The ticket browser is the main staff view in Tickiti. It has a perspectives and watchlists panel on the left, a search bar across the top, and the ticket list — one card per ticket — down the middle. This article walks through what each part of a card shows you, using Sole Provider Sales — our running-equipment example — for the data.

Whichever perspective is active — For my attention in the screenshot below — decides which tickets appear in the list and the order they are sorted in.

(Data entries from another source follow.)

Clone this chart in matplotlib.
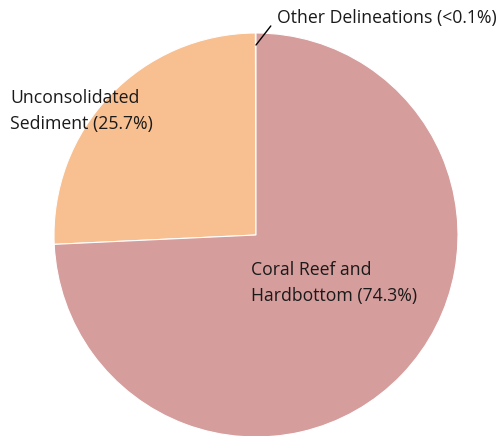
import matplotlib.pyplot as plt

labels = ['Other Delineations (<0.1%)', 'Unconsolidated\nSediment (25.7%)', 'Coral Reef and\nHardbottom (74.3%)']
values = [0.05, 25.7, 74.3]
colors = ['#9a9a9a', '#F8BF91', '#D59D9C']

plt.rcParams['font.family'] = ['Open Sans', 'DejaVu Sans']

fig = plt.figure(figsize=(4.99, 4.36), dpi=100)
ax = fig.add_axes([0, 0, 1, 1])
ax.pie(values, colors=colors, startangle=90, counterclock=True,
       center=(256, 201), radius=202,
       wedgeprops=dict(edgecolor='white', linewidth=0.8))
ax.set_xlim(0, 499)
ax.set_ylim(0, 436)
ax.axis('off')

fs = 12.7
ax.annotate(labels[0], xy=(256, 391), xytext=(277, 418), ha='left', va='center',
            fontsize=fs, color='#1a1a1a',
            arrowprops=dict(arrowstyle='-', color='black', lw=1, shrinkA=4, shrinkB=0,
                            relpos=(0, 0.5)))
ax.text(10, 325, labels[1], ha='left', va='center', fontsize=fs, color='#1a1a1a', linespacing=1.6)
ax.text(251, 153, labels[2], ha='left', va='center', fontsize=fs, color='#1a1a1a', linespacing=1.6)

fig.savefig('out.png', dpi=100)
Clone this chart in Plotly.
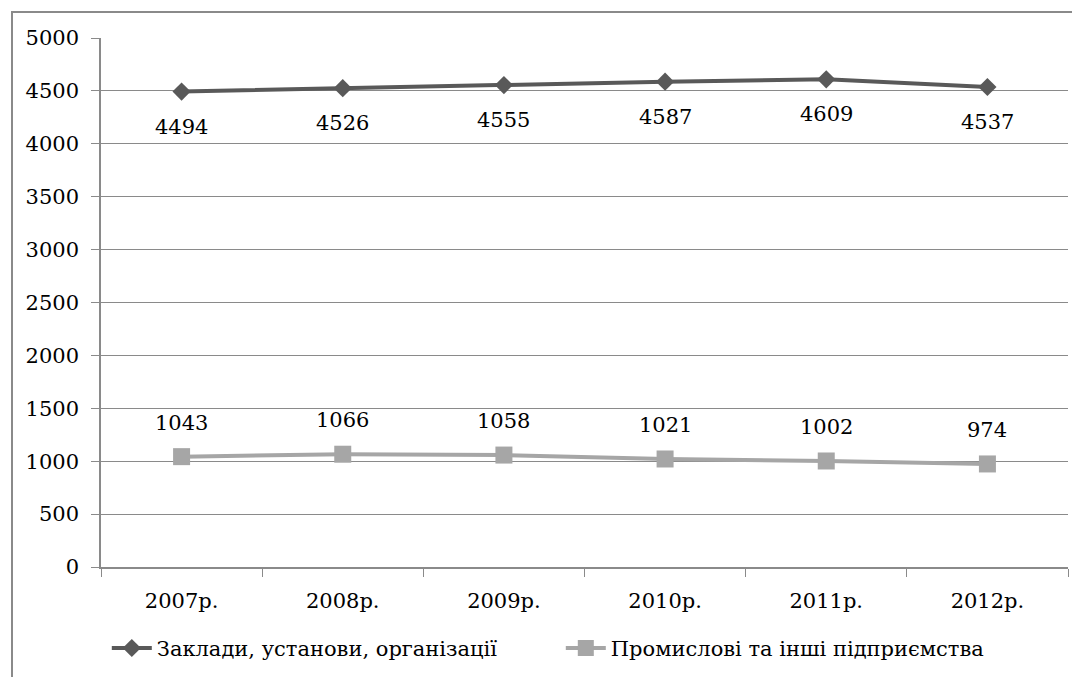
import plotly.graph_objects as go

categories = ["2007р.", "2008р.", "2009р.", "2010р.", "2011р.", "2012р."]
series1_name = "Заклади, установи, організації"
series1 = [4494, 4526, 4555, 4587, 4609, 4537]
series2_name = "Промислові та інші підприємства"
series2 = [1043, 1066, 1058, 1021, 1002, 974]
y_ticks = [0, 500, 1000, 1500, 2000, 2500, 3000, 3500, 4000, 4500, 5000]

FONT = "DejaVu Serif"
C1 = "#595959"
C2 = "#a6a6a6"
GRID = "#8a8a8a"

W, H = 1072, 669

fig = go.Figure()
fig.add_trace(go.Scatter(
    x=categories, y=series1, name=series1_name, mode="lines+markers",
    line=dict(color=C1, width=4),
    marker=dict(symbol="diamond", size=14, color=C1),
))
fig.add_trace(go.Scatter(
    x=categories, y=series2, name=series2_name, mode="lines+markers",
    line=dict(color=C2, width=4),
    marker=dict(symbol="square", size=17, color=C2),
))

annotations = []
for c, v in zip(categories, series1):
    annotations.append(dict(x=c, y=v, text=str(v), showarrow=False, yshift=-35,
                            font=dict(family=FONT, size=21, color="#000")))
for c, v in zip(categories, series2):
    annotations.append(dict(x=c, y=v, text=str(v), showarrow=False, yshift=34,
                            font=dict(family=FONT, size=21, color="#000")))

fig.update_layout(
    width=W, height=H,
    margin=dict(l=93, r=12, t=30, b=110, autoexpand=False),
    paper_bgcolor="white", plot_bgcolor="white",
    font=dict(family=FONT, size=21, color="#000"),
    showlegend=True,
    legend=dict(orientation="h", x=0.006, xanchor="left", y=-0.115, yanchor="top",
                font=dict(family=FONT, size=21, color="#000"),
                itemwidth=40, tracegroupgap=0,
                entrywidth=399, entrywidthmode="pixels"),
    annotations=annotations,
    shapes=[dict(type="rect", xref="paper", yref="paper",
                 x0=-89 / 967, x1=1.2, y0=-0.5, y1=1 + 26 / 529,
                 line=dict(color="#8a8a8a", width=2), fillcolor="rgba(0,0,0,0)",
                 layer="below")],
)
fig.update_xaxes(
    type="category", range=[-0.5, 5.5], automargin=False,
    showline=True, linecolor=GRID, linewidth=1.5,
    ticks="outside", tickson="boundaries", ticklen=8, tickcolor=GRID,
    showgrid=False, tickfont=dict(family=FONT, size=21),
    ticklabelstandoff=14,
)
fig.update_yaxes(
    range=[0, 5000], tickvals=y_ticks, automargin=False,
    showline=True, linecolor=GRID, linewidth=1.5,
    ticks="outside", ticklen=8, tickcolor=GRID,
    showgrid=True, gridcolor=GRID, gridwidth=1.2,
    zeroline=False, tickfont=dict(family=FONT, size=21),
    ticklabelstandoff=8,
)

fig.write_html("out.html")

The Tickiti ticket browser showing the For My Attention perspective with five Sole Provider Inc tickets

Anatomy of a card

Each card condenses a lot of information about a ticket into a single glance. Here is one card up close:

Close-up of a single urgent ticket card showing the unread-email glyph, the urgent pill with attention-star overlay, ticket number and subject, originator and age, assignee, watchlist chips below, and the right-side meta block with priority, updated time, last responder, and queue

From left to right and top to bottom:

  1. Activity glyphs — small icons that show the ticket’s read/unread state, whether it is locked by another user, and what (if anything) is pulling it into your attention — assigned to you, retained, has unacknowledged tags for you, sat in an inbox you manage, or unread on a ticket you participate on. Watchlist membership appears alongside as coloured chips rather than a single glyph.
  2. Priority badge — coloured chip (Urgent red, High amber, Normal grey, Low faint).
  3. Number and subject — the ticket number (#312663) followed by the customer subject line.
  4. From and age — who raised the ticket and how long ago it was last updated.
  5. Assigned to — the staff member responsible right now (or Unassigned).
  6. Right-side meta — a compact summary repeating Priority, Updated, By (last responder — You, the customer name, or a staff colleague), and Queue.
  7. Selection circle on the far right — tick this to select the ticket for a bulk action (merge, delete, set priority, etc.).

Clicking versus selecting

Clicking anywhere on a card (other than the selection circle, search box, or other controls) opens the ticket. Ticking the circle selects it for a multi-ticket action without opening it. You can select several tickets at once and act on them as a batch.

Sorting and counts

Each perspective decides its own sort order — For my attention sorts by attention score, then priority, then last-updated. The count badge next to each perspective name in the left panel is the number of tickets that currently match that perspective.

What if a ticket I expect is missing?

  1. Switch to the All perspective to confirm the ticket exists at all.
  2. Check the search bar at the top of the list — an active filter narrows what you see.
  3. Confirm you have access to the ticket’s queue — perspectives only show tickets in queues you can view.